Today’s availability of alternative sites for managing "chronically critically ill" patients is both good news and bad news—good news for the acute-care hospital ICU, which loses enormous amounts of money caring long-term for ventilator-dependent patients, but perhaps not such good news for the patients themselves or their loved ones. While one hears individual success stories about patients whose care in a LTAC facility enabled them to recover from prolonged critical illness and return to the bosom of their families, according to this study the outlook for the majority of patients is far from encouraging. Care in a LTAC facility is expensive (even if perhaps less so than ICU care in an acute-care hospital), and prolongation of an inevitably fatal illness by such care would seem to be in neither the patients’ nor society’s best interests.

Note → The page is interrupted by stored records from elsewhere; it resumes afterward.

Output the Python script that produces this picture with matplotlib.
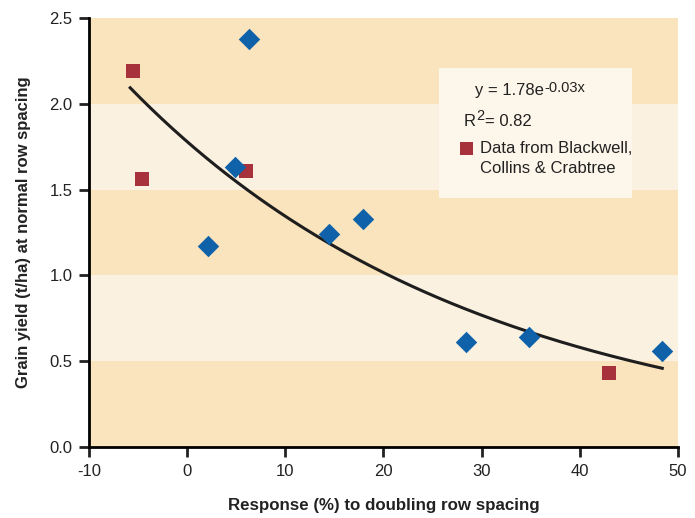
import numpy as np
import matplotlib.pyplot as plt
from matplotlib.patches import Rectangle

plt.rcParams['font.family'] = ['Liberation Sans', 'DejaVu Sans']

# Данные: синие ромбы
blue_x = [6.3, 4.9, 2.1, 14.5, 17.9, 28.4, 34.8, 48.4]
blue_y = [2.38, 1.63, 1.17, 1.24, 1.33, 0.61, 0.64, 0.56]

# Данные Blackwell, Collins & Crabtree (красные квадраты)
red_x = [-5.5, -4.6, 6.0, 43.0]
red_y = [2.19, 1.56, 1.61, 0.43]

# Параметры тренда
fit_a = 1.78
fit_b = -0.028
fit_x_range = [-5.8, 48.4]

xticks = [-10, 0, 10, 20, 30, 40, 50]
yticks = [0.0, 0.5, 1.0, 1.5, 2.0, 2.5]

dark_band = '#f9e4bd'
light_band = '#fbf1e1'
txt = '#222222'

fig = plt.figure(figsize=(6.95, 5.18), dpi=100)
ax = fig.add_axes([0.128, 0.137, 0.8475, 0.828])
ax.set_xlim(-10, 50)
ax.set_ylim(0, 2.5)

# Полосы фона
for i in range(5):
    c = dark_band if i % 2 == 0 else light_band
    ax.axhspan(i * 0.5, (i + 1) * 0.5, color=c, lw=0, zorder=0)

xs = np.linspace(fit_x_range[0], fit_x_range[1], 200)
ax.scatter(red_x, red_y, marker='s', s=110, color='#a8323b', lw=0, zorder=2)
ax.plot(xs, fit_a * np.exp(fit_b * xs), color='#1e1e1e', lw=2.2, zorder=3)
ax.scatter(blue_x, blue_y, marker='D', s=120, color='#0f62aa', lw=0, zorder=4)

# Блок с уравнением
ax.add_patch(Rectangle((25.7, 1.45), 19.6, 0.76, facecolor='#fdf6ea', edgecolor='none', zorder=5))
t_eq = ax.text(29.3, 2.08, 'y = 1.78e', fontsize=12, color=txt, va='center', zorder=6)
ax.annotate('-0.03x', xy=(1, 1), xycoords=t_eq, xytext=(0.3, 1.5), textcoords='offset points',
            ha='left', va='top', fontsize=10.5, color=txt, zorder=6)
t_r = ax.text(28.2, 1.895, 'R', fontsize=12, color=txt, va='center', zorder=6)
t_2 = ax.annotate('2', xy=(1, 1), xycoords=t_r, xytext=(0.2, 4), textcoords='offset points',
                  ha='left', va='top', fontsize=10.5, color=txt, zorder=6)
ax.annotate('= 0.82', xy=(1, 0.5), xycoords=(t_2, t_r), xytext=(0.5, 0), textcoords='offset points',
            ha='left', va='center', fontsize=12, color=txt, zorder=6)
ax.add_patch(Rectangle((27.8, 1.702), 1.35, 0.076, facecolor='#a8323b', edgecolor='none', zorder=6))
ax.text(29.8, 1.742, 'Data from Blackwell,', fontsize=12, color=txt, va='center', zorder=6)
ax.text(29.8, 1.625, 'Collins & Crabtree', fontsize=12, color=txt, va='center', zorder=6)

ax.set_xticks(xticks)
ax.set_yticks(yticks)
ax.set_xticklabels([str(t) for t in xticks])
ax.set_yticklabels(['%.1f' % t for t in yticks])
for s in ['top', 'right']:
    ax.spines[s].set_visible(False)
for s in ['left', 'bottom']:
    ax.spines[s].set_linewidth(2)
ax.tick_params(direction='out', length=7, width=2, labelsize=12, colors=txt, pad=5)

ax.set_xlabel('Response (%) to doubling row spacing', fontsize=12.2, fontweight='bold',
              color=txt, labelpad=14)
ax.set_ylabel('Grain yield (t/ha) at normal row spacing', fontsize=12, fontweight='bold',
              color=txt, labelpad=13)

plt.savefig('out.png', dpi=100)
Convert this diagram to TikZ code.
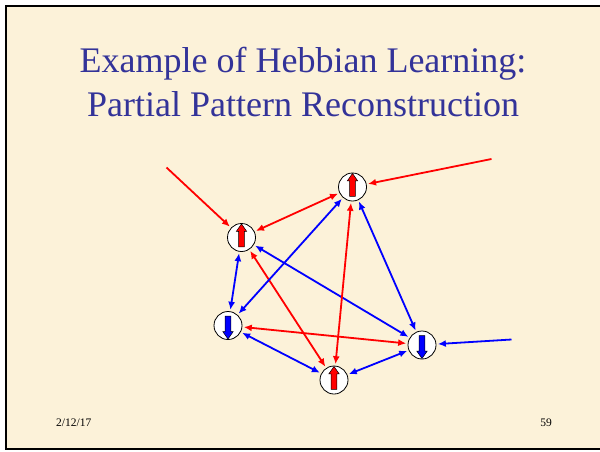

The trick is to be able to identify accurately those patients who will not survive their present critical illness, even with an additional period of care in a specialized facility. Severity-of-illness scores such as the various generations of the APACHE system have proven helpful in studying the epidemiology of critical illness but cannot be relied upon when dealing with an individual case. Carson et al have brought us a bit closer to being able to predict the outcome for patients in the specific category studied here—that is, middle-aged and elderly patients with prolonged critical illness requiring mechanical ventilation after two weeks or more in the ICU. If an elderly patient in that clinical setting is known not to have been functionally independent because of preexisting health conditions before the onset of the present illness, the current study suggests that that person’s likelihood of a return to independence is remote, even after care in a LTAC facility. This and (hopefully) similar studies may enable us to move closer to a scheme of care for the "chronically critically ill" that maximizes the likelihood of meaningful long-term survival while at the same time greatly reducing the number of instances in which continued intensive care has virtually no chance of restoring health.
Among patients transferred to a long-term acute care facility after prolonged mechanical ventilation in the ICU, survival at one year is less than 5% for patients who:
a. are older than 75 years old.
b. are 65-75 years old and were not functionally independent prior to the acute illness.